Les documents conservés au Vatican sont pour la plupart liés à des archives se trouvant à Sainte-Sabine, mais aucun n’est postérieur à 1809. Or, à partir de 1810, les armées napoléoniennes procédèrent à la saisie des archives pontificales, mais aussi de celles d’autres ordres religieux. Les Dominicains étaient de ceux-ci et une partie de leurs archives prit la direction du Palais Soubise. Après la chute de Napoléon, toutes revinrent à Rome, mais l’état dans lequel se trouvaient la ville et les ordres religieux conduisit Marino Marini, neveu du gardien des Archives vaticanes Gaetano Marini, à décider de les conserver au Vatican. Les conditions de l’enlèvement puis du retour de ces documents expliquent l’absence de trace documentaire. Il est possible qu’une partie des archives ait été restituée aux Dominicains dans les années qui suivirent tandis que le reste des documents demeurait au Vatican, formant le fonds Domenicani II. Une note anonyme, découverte par hasard collée dans un volume de Sainte-Sabine rassemblant des documents similaires à ceux du Vatican, laisse penser que la réalité n’est toutefois pas aussi simple :
Questo volume fu donato al nostro Archivio dai Padri Agostiniani che lo rinvennero nel loro archivio. Forse capito tra i volumi restituiti dall’Archivio Vaticano agli Agostiniani ed era nel fondo Domenicani che è ancora al Vaticano.
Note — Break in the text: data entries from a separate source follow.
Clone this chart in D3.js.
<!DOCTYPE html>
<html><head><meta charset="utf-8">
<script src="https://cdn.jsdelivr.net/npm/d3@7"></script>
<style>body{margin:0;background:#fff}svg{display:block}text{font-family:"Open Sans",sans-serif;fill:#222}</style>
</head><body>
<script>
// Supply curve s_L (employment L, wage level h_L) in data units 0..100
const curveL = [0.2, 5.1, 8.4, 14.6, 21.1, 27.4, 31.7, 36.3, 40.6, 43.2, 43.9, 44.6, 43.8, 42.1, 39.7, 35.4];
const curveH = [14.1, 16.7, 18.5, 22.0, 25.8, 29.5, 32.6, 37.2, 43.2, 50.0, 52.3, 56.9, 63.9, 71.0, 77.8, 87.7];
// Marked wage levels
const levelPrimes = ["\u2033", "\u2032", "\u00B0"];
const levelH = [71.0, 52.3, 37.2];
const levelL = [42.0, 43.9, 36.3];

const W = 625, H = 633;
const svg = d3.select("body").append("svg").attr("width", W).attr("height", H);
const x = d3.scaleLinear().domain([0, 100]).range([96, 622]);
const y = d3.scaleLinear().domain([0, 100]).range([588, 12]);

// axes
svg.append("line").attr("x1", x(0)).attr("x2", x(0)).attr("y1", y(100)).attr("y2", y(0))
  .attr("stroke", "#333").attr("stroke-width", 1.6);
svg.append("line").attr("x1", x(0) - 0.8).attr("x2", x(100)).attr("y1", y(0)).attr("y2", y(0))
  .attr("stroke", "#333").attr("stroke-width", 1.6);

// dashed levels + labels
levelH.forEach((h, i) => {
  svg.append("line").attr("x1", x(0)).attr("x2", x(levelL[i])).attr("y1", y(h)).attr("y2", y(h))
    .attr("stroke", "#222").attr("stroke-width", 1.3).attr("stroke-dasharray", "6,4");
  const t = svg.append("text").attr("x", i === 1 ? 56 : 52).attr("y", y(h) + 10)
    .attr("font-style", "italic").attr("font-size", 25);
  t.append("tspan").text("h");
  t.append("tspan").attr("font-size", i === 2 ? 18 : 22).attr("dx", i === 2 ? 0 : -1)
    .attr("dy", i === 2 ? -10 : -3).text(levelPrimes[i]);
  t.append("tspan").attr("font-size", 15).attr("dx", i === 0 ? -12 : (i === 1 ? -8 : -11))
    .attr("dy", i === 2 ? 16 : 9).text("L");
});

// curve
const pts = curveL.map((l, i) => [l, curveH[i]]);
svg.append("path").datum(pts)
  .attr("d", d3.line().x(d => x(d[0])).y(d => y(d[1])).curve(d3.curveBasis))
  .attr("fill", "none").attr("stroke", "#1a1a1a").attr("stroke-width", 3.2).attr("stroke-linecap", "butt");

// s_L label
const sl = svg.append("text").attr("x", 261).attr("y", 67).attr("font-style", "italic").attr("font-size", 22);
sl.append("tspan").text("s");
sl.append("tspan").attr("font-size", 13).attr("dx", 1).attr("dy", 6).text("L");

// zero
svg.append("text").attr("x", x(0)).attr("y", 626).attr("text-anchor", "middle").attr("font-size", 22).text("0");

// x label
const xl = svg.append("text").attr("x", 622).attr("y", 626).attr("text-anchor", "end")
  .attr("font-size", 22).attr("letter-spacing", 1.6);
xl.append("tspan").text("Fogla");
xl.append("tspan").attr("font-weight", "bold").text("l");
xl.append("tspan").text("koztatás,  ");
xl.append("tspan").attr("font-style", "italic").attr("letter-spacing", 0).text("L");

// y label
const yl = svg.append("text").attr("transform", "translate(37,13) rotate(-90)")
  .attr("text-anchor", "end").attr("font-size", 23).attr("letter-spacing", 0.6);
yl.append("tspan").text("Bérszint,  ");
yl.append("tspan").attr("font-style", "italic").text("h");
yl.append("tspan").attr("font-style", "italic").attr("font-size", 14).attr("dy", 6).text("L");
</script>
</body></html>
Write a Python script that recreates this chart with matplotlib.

Nous connaissons l’epoca napoleonica, l’intervention française en 1849, l’unité italienne et les premiers temps du fascisme comme des temps forts de l’histoire italienne contemporaine. Mon stage à la Curie généralice des Dominicains m’a montré à quel point les archives sont tributaires des aléas de l’histoire. J’étais en arrivant à Rome peu familière des archives ecclésiastiques et je tire de cette expérience de précieuses connaissances et des réflexions sur la manière dont il convient d’exercer une mission de conseil scientifique et technique. Ce fut un véritable plaisir de collaborer avec Fr. Laffay et d’échanger avec les archivistes du Vatican, notamment le vice-préfet Paolo Vian qui suivait mon travail.
Quelques instantanés pour finir – car il n’y a pas que les archives dans la vie : l’attente sur les marches de la Minerve avant un colloque, la visite du jardin d’agrumes de l’Angelicum, serrer la main du Grand Maître de l’Ordre de Malte, la Place Saint-Pierre le jour de Pâques, la vue sur la cité depuis le plus haut balcon de Sainte-Sabine, les joyeux échos d’un appartement rempli de colocataires chartistes… Rome ainsi ne se laisse pas oublier.